Otherwise, sort is CPU bound (and I/O bound if not in memory). To speed it up, do you use fast collation ? The performance difference between the slowest and fastest collation can be even 3 times. For example, SQL_EBCDIC280_CP1_CS_AS, SQL_Latin1_General_CP1251_CS_AS, SQL_Latin1_General_CP1_CI_AS are one of the fastest collations. However, it's hard to make recommendations if I don't know the collation characteristics you need.

4. Network
'network packet size' for the connection that does the SELECT should be the maximum value possible - 32,767 bytes if the result set (number of rows) will be big. This can be set on the client side, e.g., if you use .NET and SqlConnection in the connection string. This will minimize CPU overhead when sending data from the SQL Server and will improve performance on both side - client and server. This can boost performance even by tens of percents if the network was the bottleneck.
Use shared memory endpoint if the client is on the SQL Server; otherwise TCP/IP for the best performance.

5. General things

As you said, using isolation level read uncommmitted will improve the performance
...

Probably you can't do changes beyond rewriting the query, etc. but just in case, adding more memory in case it isn't sufficient now, or using SQL Server 2014 in memory features :-), ... would surely help.

There are way too many things that could be tuned but it's hard to point out the key ones if the question isn't very specific.

Hope this helps a bit


#3

@jason_clark : I wonder if your reply was intended for a different thread? Can't see that the O/P has edited their post, and I'm either mis-reading something here or being a mega prat (it happens!)

Might be the network time to transfer all that data, or the CPU time on the Client to format it for display / convert it into Excel format, whatever.

If you can connect (e.g. remote desktop connect) direct to the server and run the query outputting to a temporay file, on a local C: drive and check the time for that it will tell you the difference between SQL time and Network / Display time.

18 million rows is still a lot of data, however you only have 4 columns and they look quite "skinny". However, if any of the columns are actually wide (is TaxPayerName 30-ish characters? or is it perhaps 8,000 characters? or more?!!) then that would take longer to process etc.

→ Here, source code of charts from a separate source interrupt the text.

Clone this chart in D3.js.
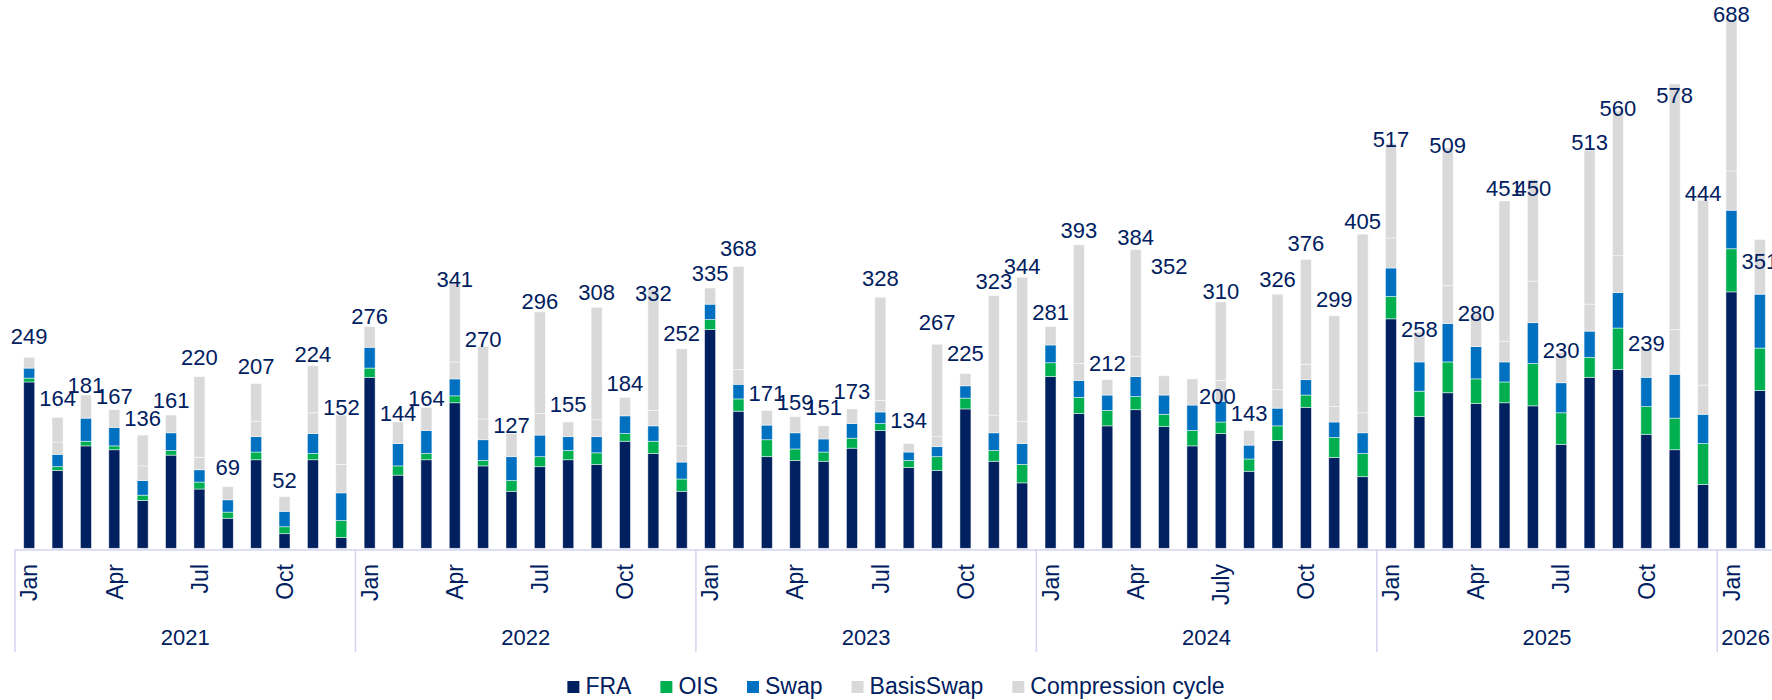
<!DOCTYPE html>
<html>
<head>
<meta charset="utf-8">
<script src="https://cdn.jsdelivr.net/npm/d3@7/dist/d3.min.js"></script>
<style>
  body { margin: 0; background: #fff; }
  text { font-family: "Liberation Sans", Arial, sans-serif; fill: #002060; }
</style>
</head>
<body>
<svg id="chart" width="1772" height="700"></svg>
<script>
// years and how many months each one has in the chart
var years = ["2021", "2022", "2023", "2024", "2025", "2026"];
var monthsPerYear = [12, 12, 12, 12, 12, 2];
// month ticks shown under the bars (Jan / Apr / Jul / Oct)
var quarterLabels = [
  ["Jan", "Apr", "Jul", "Oct"],
  ["Jan", "Apr", "Jul", "Oct"],
  ["Jan", "Apr", "Jul", "Oct"],
  ["Jan", "Apr", "July", "Oct"],
  ["Jan", "Apr", "Jul", "Oct"],
  ["Jan"]
];

// series, Jan 2021 .. Feb 2026
var fra = [216, 101, 133, 128, 62, 121, 77, 39, 115, 19, 115, 14,
  222, 95, 115, 189, 107, 74, 106, 115, 109, 139, 123, 74,
  284, 178, 119, 114, 113, 130, 153, 105, 101, 181, 113, 85,
  223, 175, 159, 180, 158, 133, 149, 100, 140, 183, 118, 93,
  298, 171, 202, 188, 189, 185, 135, 222, 232, 148, 128, 83,
  333, 205];
var ois = [5, 5, 6, 5, 7, 6, 9, 8, 10, 9, 8, 22,
  12, 12, 8, 9, 7, 14, 13, 12, 15, 10, 16, 16,
  13, 16, 22, 15, 12, 13, 9, 9, 18, 14, 14, 24,
  18, 21, 20, 17, 16, 20, 15, 16, 19, 16, 26, 30,
  29, 33, 40, 32, 27, 55, 41, 26, 54, 36, 41, 53,
  56, 55];
var swap = [13, 16, 30, 24, 19, 23, 16, 16, 20, 20, 26, 36,
  27, 29, 30, 22, 27, 31, 28, 18, 21, 23, 20, 22,
  20, 19, 19, 21, 17, 19, 15, 11, 13, 16, 23, 27,
  23, 22, 20, 26, 25, 33, 27, 18, 23, 20, 20, 27,
  37, 38, 50, 42, 26, 53, 39, 34, 46, 38, 57, 38,
  50, 70];
var basisSwap = [14, 16, 30, 23, 19, 23, 16, 17, 20, 19, 27, 37,
  27, 28, 30, 22, 27, 30, 28, 19, 22, 24, 20, 21,
  21, 19, 19, 21, 17, 19, 15, 11, 13, 16, 23, 29,
  24, 22, 20, 26, 25, 34, 27, 19, 24, 20, 20, 26,
  39, 39, 49, 42, 27, 54, 39, 35, 48, 37, 58, 38,
  51, 71];
var compression = [0, 32, 0, 0, 40, 0, 105, 0, 49, 0, 61, 64,
  0, 0, 0, 102, 94, 0, 132, 0, 146, 0, 157, 126,
  0, 134, 0, 0, 0, 0, 134, 0, 120, 0, 155, 187,
  0, 154, 0, 139, 0, 0, 102, 0, 124, 136, 118, 232,
  123, 0, 179, 0, 182, 132, 0, 200, 188, 0, 319, 240,
  197, 0];
// totals printed above the bars
var totals = [249, 164, 181, 167, 136, 161, 220, 69, 207, 52, 224, 152,
  276, 144, 164, 341, 270, 127, 296, 155, 308, 184, 332, 252,
  335, 368, 171, 159, 151, 173, 328, 134, 267, 225, 323, 344,
  281, 393, 212, 384, 352, 200, 310, 143, 326, 376, 299, 405,
  517, 258, 509, 280, 451, 450, 230, 513, 560, 239, 578, 444,
  688, 351];

var keys = ["FRA", "OIS", "Swap", "BasisSwap", "Compression"];
var legendNames = ["FRA", "OIS", "Swap", "BasisSwap", "Compression cycle"];
var colors = {
  FRA: "#002060",
  OIS: "#00B050",
  Swap: "#0070C0",
  BasisSwap: "#D9D9D9",
  Compression: "#D9D9D9"
};
// labels that were dragged by hand in the original
var labelNudge = { 15: [0, 11], 16: [0, 19], 22: [0, 18], 40: [5, 6], 41: [25, 25] };

var svg = d3.select("#chart");
var baseY = 548.3;

var periods = [];
var tickIdx = {};
years.forEach(function(yr, i) {
  for (var m = 0; m < monthsPerYear[i]; m++) {
    var p = yr + "-" + (m + 1);
    if (m % 3 == 0) tickIdx[p] = quarterLabels[i][m / 3];
    periods.push(p);
  }
});

var rows = periods.map(function(p, i) {
  return {
    period: p,
    FRA: fra[i],
    OIS: ois[i],
    Swap: swap[i],
    BasisSwap: basisSwap[i],
    Compression: compression[i]
  };
});

var x = d3.scaleBand()
  .domain(periods)
  .range([15, 1774])
  .paddingInner(0.612)
  .paddingOuter(0.306);
var y = d3.scaleLinear().domain([0, 712]).range([baseY, 0]);
// the total labels sit on their own (secondary) scale
var yLabel = d3.scaleLinear().domain([0, 718]).range([526, 0]);

var stacked = d3.stack().keys(keys)(rows);

svg.append("g")
  .attr("class", "bars")
  .selectAll("g")
  .data(stacked)
  .enter()
  .append("g")
  .attr("fill", function(s) { return colors[s.key]; })
  .selectAll("rect")
  .data(function(s) { return s.filter(function(d) { return d[1] > d[0]; }); })
  .enter()
  .append("rect")
  .attr("x", function(d) { return x(d.data.period); })
  .attr("y", function(d) { return y(d[1]); })
  .attr("width", x.bandwidth())
  .attr("height", function(d) { return y(d[0]) - y(d[1]); })
  .attr("stroke", "#ffffff")
  .attr("stroke-width", 0.8)
  .attr("stroke-opacity", 0.6);

// category axis
var xAxis = d3.axisBottom(x)
  .tickValues(Object.keys(tickIdx))
  .tickFormat(function(p) { return tickIdx[p]; })
  .tickSize(0)
  .tickSizeOuter(0);

var gx = svg.append("g")
  .attr("class", "x axis")
  .attr("transform", "translate(0," + (baseY + 1.2) + ")")
  .call(xAxis);
gx.select(".domain").attr("stroke", "#D4D4F0").attr("stroke-width", 1.5);
gx.selectAll(".tick text")
  .attr("transform", "rotate(-90)")
  .attr("text-anchor", "end")
  .attr("x", -14.5)
  .attr("y", 0)
  .attr("dy", "0.36em")
  .style("font-size", "23px")
  .style("font-family", "'Liberation Sans', Arial, sans-serif")
  .attr("fill", "#002060");

// year groups
var half = (x.step() - x.bandwidth()) / 2;
var start = 0;
years.forEach(function(yr, i) {
  var first = periods[start];
  var last = periods[start + monthsPerYear[i] - 1];
  var x0 = x(first) - half;
  var x1 = x(last) + x.bandwidth() + half;
  svg.append("line")
    .attr("x1", x0).attr("x2", x0)
    .attr("y1", baseY + 1).attr("y2", 652)
    .attr("stroke", "#D4D4F0")
    .attr("stroke-width", 1.5);
  svg.append("text")
    .attr("x", (x0 + x1) / 2)
    .attr("y", 645)
    .attr("text-anchor", "middle")
    .style("font-size", "22px")
    .text(yr);
  start += monthsPerYear[i];
});

// total labels
svg.append("g")
  .selectAll("text")
  .data(totals)
  .enter()
  .append("text")
  .attr("x", function(d, i) {
    var n = labelNudge[i] ? labelNudge[i][0] : 0;
    return x(periods[i]) + x.bandwidth() / 2 + n;
  })
  .attr("y", function(d, i) {
    var n = labelNudge[i] ? labelNudge[i][1] : 0;
    return yLabel(d) + n;
  })
  .attr("text-anchor", "middle")
  .style("font-size", "22px")
  .text(function(d) { return d; });

// legend
var legend = svg.append("g").attr("class", "legend");
var lx = 0;
keys.forEach(function(k, i) {
  var item = legend.append("g").attr("transform", "translate(" + lx + ",0)");
  item.append("rect")
    .attr("x", 0).attr("y", 681)
    .attr("width", 12).attr("height", 12)
    .attr("fill", colors[k]);
  var t = item.append("text")
    .attr("x", 18)
    .attr("y", 694)
    .style("font-size", "23px")
    .text(legendNames[i]);
  lx += 18 + t.node().getComputedTextLength() + 29;
});
lx -= 29;
legend.attr("transform", "translate(" + (896 - lx / 2) + ",0)");
</script>
</body>
</html>
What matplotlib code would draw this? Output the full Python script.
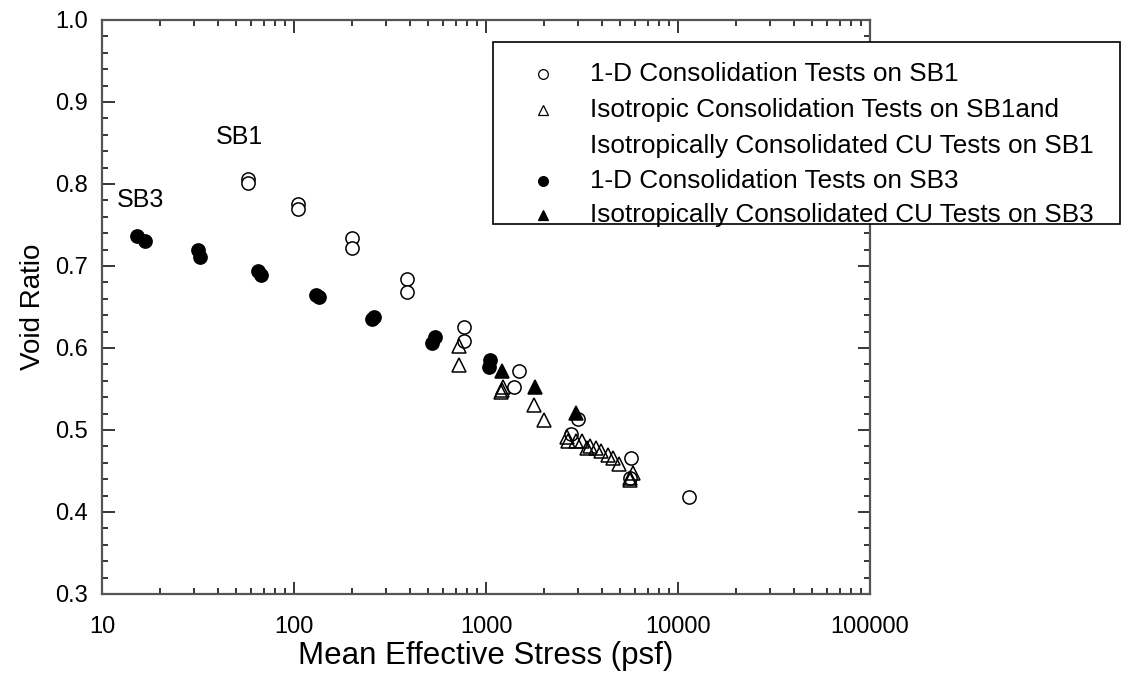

Can;t see that that matters. You are selected all records, with no WHERE clause, and no ORDER BY. SQL will just traverse the whole table and grab all records. It IS possible that, absent a clustered index, the table is massive fragmented which might adversely impact the amount of effort to get the data, but I can't see that being a significant part of 30 minutes (it does point to bad database design and housekeeping maintenance though).


#4

Might be worth trying this, and seeing how long it takes:

SELECT COUNT(*)
FROM
(
    SELECT TaxPayerID, TaxPayerName, TaxPayerLast4SS, TaxPayerDOB
    FROM TAXTBL
) AS X

as SQL will have to fetch all the rows from the table but not have to transfer them across the network / format them on the client. If that only takes a few seconds then the problem is either Network or Client formatting.


#5

Thanks Kristen


#6

What do you actually want to do with that 18 million row result?